Monday, Oct. 28 will mark the one year anniversary of the University launching its This Is Not a Campaign” fundraiser, with the goal of raising $600 million for new projects on campus over the next two to three years. To date, the campaign has raised over $421 million, according to its website. Around $60 million of it has been donated to the University in the past year, with the rest having been raised as the campaign was developed and unveiled. These funds will go to the University’s endowment fund and various projects across campus, including academic grant programs and the science center on Church Street set to be completed in 2026.
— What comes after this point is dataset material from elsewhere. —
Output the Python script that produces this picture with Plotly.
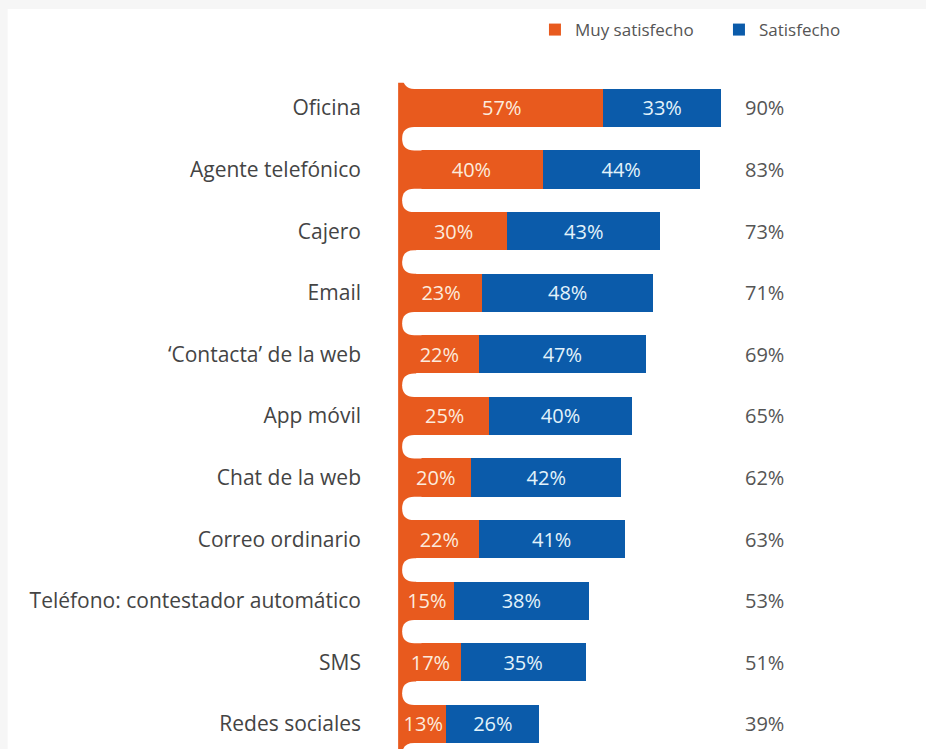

We went public last year at Homecoming,” President Michael Roth ’78 said. The last couple years before that, we were fixing to get ready to [announce it], so we were raising money quietly for this campaign. It’s for facilities, financial aid endowment, money for academic programs, and athletics.”

On its website, the campaign features stories and information about the effects of giving. Donors can dedicate their giving to the financial aid endowment, student internships, the African Scholars Program, or leave it unrestricted.

The University spoke to the vitality of giving in enhancing the access and breadth of Wesleyan’s academic programs.

“We say, ‘This Is Not a Campaign. This Is Wesleyan,’” Vice President for Advancement Frantz Williams ’99 said in an interview with the Wesleyan University Magazine.“Because, just like Wesleyan is more than a place where you went to college, this effort is about more than dollars and cents.”

The naming of the campaign raised some eyebrows on campus last year, although many celebrated it as a tongue-in-cheek take on traditional fundraising campaigns.

“Wesleyan is not your ordinary liberal arts college, and to signal this, we make a point of scrapping the ordinary term ‘campaign’—the ordinary just doesn’t do justice to who we are and who we want to be,” Roth and Williams wrote in a message to the community last year.

The beginning of the campaign coincided with a number of physical improvement projects on campus, including the continued construction of the science center and the completion of the Frank Center for Public Affairs and the Zilkha Gallery.

“And we have the Science Building, the Frank Center, and the new Hamlin arts complex—some of the fundraising was for all those projects and a good chunk of it is for financial aid endowment,” Roth said.

As the campaign continues to approach its target, the University stressed the importance of donations as a way to achieve further long term goals.

“We hope to be done [in] two and a half years, but I think if we keep going, and it’s going well, we just keep going,” Roth said. “The goal would be to have a financial aid program that is strong enough that we didn’t have to worry about what people could pay when we made our admissions decisions, and that’s expensive. Our planned $600 million won’t get us there, but if we raise more than $600 million, we’ll get closer.”